A second critical piece of legislation Woolman and other Minnesota advocates fought for also passed this session and takes effect in July 2022. That new law removes some of the criminal convictions that bar Minnesotans from becoming foster parents, mainly low-level misdemeanor offenses such as shoplifting, welfare fraud and some drug charges. The change is crucial for relatives who want to prevent children in their family from entering foster homes with people they’ve never met.

“The problem in Minnesota is that we have such rampant disparities across the board in our criminal justice and our child welfare system,” Woolman said. “Those disparities are really pronounced when you start to think about things like licensing for foster care.”
Woolman and Netzel found support in the Legislature for both bills to help lessen these disparities.
Rep. Becker-Finn, the chief author of the parent representation bill, said in an interview with The Imprint that she witnessed firsthand growing up on a reservation how important it is that parents have a lawyer on their side. That advocacy is crucial, she said, someone who can walk them through the often-overwhelming court process, and help them get their children back from foster care.

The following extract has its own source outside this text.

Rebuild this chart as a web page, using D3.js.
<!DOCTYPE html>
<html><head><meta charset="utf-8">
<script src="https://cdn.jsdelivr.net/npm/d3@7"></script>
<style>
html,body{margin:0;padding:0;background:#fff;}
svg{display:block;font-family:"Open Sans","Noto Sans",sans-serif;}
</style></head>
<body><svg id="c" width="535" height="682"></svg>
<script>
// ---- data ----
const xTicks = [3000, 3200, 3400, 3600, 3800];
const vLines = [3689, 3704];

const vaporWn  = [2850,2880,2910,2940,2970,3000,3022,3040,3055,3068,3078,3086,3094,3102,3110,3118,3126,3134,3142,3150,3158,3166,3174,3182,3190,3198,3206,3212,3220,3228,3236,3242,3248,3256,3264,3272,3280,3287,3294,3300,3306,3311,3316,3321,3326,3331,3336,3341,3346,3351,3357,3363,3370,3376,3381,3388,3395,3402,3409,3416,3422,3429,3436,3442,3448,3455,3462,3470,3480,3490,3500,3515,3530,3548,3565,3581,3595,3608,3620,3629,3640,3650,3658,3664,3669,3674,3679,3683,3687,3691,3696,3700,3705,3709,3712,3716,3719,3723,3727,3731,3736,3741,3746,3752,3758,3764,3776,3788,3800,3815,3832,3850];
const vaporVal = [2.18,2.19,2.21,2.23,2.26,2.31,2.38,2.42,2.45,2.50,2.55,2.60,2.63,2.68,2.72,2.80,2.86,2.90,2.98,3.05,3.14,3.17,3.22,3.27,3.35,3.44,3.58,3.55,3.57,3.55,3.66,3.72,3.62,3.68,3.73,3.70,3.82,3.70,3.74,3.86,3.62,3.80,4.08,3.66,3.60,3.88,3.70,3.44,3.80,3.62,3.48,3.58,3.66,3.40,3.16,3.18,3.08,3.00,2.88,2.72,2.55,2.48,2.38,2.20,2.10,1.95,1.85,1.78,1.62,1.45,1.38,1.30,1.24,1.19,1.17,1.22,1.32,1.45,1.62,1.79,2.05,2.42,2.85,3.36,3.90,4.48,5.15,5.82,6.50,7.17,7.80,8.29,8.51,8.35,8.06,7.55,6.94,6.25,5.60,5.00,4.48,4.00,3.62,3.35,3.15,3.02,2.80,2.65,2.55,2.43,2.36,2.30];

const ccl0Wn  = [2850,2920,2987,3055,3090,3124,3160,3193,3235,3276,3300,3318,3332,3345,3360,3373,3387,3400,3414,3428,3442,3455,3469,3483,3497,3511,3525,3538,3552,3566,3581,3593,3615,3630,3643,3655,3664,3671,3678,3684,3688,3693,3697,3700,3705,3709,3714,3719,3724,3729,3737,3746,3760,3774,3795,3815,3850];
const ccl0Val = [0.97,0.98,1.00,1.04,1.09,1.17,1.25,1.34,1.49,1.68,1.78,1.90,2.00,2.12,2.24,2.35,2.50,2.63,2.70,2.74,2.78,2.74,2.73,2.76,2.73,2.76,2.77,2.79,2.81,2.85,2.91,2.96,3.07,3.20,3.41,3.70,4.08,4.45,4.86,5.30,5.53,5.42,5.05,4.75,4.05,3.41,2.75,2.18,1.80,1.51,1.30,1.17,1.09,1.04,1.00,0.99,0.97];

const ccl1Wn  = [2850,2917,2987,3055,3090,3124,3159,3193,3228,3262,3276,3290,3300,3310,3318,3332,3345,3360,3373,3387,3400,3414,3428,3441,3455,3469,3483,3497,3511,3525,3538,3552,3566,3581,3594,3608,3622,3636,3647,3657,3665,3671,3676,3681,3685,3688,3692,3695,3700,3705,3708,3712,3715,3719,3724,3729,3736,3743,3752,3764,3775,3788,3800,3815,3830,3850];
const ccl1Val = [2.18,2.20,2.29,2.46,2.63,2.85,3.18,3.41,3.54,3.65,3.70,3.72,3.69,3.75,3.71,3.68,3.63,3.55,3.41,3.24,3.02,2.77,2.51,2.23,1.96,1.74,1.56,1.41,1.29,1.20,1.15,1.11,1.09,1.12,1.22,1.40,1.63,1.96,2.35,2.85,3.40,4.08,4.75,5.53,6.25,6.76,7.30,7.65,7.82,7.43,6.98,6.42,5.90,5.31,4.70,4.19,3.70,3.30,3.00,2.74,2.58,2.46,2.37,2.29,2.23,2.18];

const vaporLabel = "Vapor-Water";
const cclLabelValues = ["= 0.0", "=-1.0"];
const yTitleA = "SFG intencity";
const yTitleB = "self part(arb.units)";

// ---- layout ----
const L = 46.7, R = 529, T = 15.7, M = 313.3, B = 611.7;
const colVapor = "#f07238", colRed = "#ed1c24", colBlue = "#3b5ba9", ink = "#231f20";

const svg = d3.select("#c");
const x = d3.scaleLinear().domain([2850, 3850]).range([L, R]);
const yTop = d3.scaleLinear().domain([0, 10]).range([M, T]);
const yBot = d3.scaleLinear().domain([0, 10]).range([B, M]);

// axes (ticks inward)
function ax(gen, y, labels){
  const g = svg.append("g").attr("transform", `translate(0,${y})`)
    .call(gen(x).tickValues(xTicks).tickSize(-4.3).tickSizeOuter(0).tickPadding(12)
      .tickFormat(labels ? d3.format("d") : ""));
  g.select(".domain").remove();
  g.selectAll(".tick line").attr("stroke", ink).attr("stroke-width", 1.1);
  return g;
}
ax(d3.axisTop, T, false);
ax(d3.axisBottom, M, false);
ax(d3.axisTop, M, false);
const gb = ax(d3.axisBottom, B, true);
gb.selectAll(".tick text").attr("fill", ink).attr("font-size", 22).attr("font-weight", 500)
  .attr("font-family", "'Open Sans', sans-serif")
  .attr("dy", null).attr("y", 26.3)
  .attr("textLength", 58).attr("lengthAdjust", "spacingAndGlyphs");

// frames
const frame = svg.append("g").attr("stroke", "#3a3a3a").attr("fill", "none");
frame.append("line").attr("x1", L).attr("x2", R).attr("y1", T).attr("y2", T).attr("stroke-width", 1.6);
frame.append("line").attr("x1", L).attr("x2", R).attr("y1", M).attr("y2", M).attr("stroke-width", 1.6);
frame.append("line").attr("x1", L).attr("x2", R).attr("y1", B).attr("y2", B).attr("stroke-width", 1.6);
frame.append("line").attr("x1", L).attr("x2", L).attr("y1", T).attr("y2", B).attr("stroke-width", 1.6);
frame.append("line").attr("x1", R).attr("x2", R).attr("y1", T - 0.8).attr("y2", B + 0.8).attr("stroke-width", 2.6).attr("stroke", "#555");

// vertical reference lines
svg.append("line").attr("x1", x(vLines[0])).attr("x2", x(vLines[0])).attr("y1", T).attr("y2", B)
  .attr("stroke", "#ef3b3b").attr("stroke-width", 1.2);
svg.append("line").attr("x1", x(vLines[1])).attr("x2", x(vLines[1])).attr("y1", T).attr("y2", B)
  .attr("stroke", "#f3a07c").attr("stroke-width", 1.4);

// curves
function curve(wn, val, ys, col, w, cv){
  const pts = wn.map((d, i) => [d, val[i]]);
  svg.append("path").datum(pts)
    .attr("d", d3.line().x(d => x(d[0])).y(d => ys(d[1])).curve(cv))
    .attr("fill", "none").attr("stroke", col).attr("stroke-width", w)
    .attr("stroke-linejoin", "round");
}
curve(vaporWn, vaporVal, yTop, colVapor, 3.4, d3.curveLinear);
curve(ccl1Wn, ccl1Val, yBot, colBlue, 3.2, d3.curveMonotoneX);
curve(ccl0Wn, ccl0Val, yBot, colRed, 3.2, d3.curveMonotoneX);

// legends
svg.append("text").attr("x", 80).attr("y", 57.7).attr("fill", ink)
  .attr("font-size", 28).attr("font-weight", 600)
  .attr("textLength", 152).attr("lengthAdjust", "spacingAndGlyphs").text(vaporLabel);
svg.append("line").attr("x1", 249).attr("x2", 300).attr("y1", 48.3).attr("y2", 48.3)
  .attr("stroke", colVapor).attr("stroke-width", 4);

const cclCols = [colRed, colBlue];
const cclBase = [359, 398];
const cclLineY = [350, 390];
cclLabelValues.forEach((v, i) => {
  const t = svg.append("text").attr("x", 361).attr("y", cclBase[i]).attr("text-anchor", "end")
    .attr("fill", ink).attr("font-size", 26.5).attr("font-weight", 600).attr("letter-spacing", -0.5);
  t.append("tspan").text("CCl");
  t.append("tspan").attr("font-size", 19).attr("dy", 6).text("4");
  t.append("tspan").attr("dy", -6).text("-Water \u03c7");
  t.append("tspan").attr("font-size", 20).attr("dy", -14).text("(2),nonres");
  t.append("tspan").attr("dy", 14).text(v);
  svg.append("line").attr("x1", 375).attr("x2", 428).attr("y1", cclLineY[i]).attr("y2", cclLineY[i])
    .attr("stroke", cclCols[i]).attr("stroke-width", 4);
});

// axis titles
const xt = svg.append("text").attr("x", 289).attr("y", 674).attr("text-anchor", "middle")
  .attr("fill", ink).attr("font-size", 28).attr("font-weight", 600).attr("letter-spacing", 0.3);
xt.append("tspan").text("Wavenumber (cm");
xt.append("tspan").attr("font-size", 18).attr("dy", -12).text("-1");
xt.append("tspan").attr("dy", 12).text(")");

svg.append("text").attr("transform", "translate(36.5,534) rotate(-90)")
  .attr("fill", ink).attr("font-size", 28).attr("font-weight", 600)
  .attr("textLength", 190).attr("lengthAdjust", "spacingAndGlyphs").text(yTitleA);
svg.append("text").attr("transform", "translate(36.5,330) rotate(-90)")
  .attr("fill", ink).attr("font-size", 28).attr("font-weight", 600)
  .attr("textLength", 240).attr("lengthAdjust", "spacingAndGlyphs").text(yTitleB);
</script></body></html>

Growing up on the reservation, Becker-Finn said she saw people from her community have their parental rights terminated without even knowing they had access to legal counsel.
With the new law, “there’s a good chance that there will be fewer parents that have their rights terminated, maybe prematurely,” she added. “The finality and the permanency of that, I don’t know that every parent is aware when it happens — particularly when you take into account that often when these cases come up it is when a parent is at the worst point of their life, when they’re struggling the most.”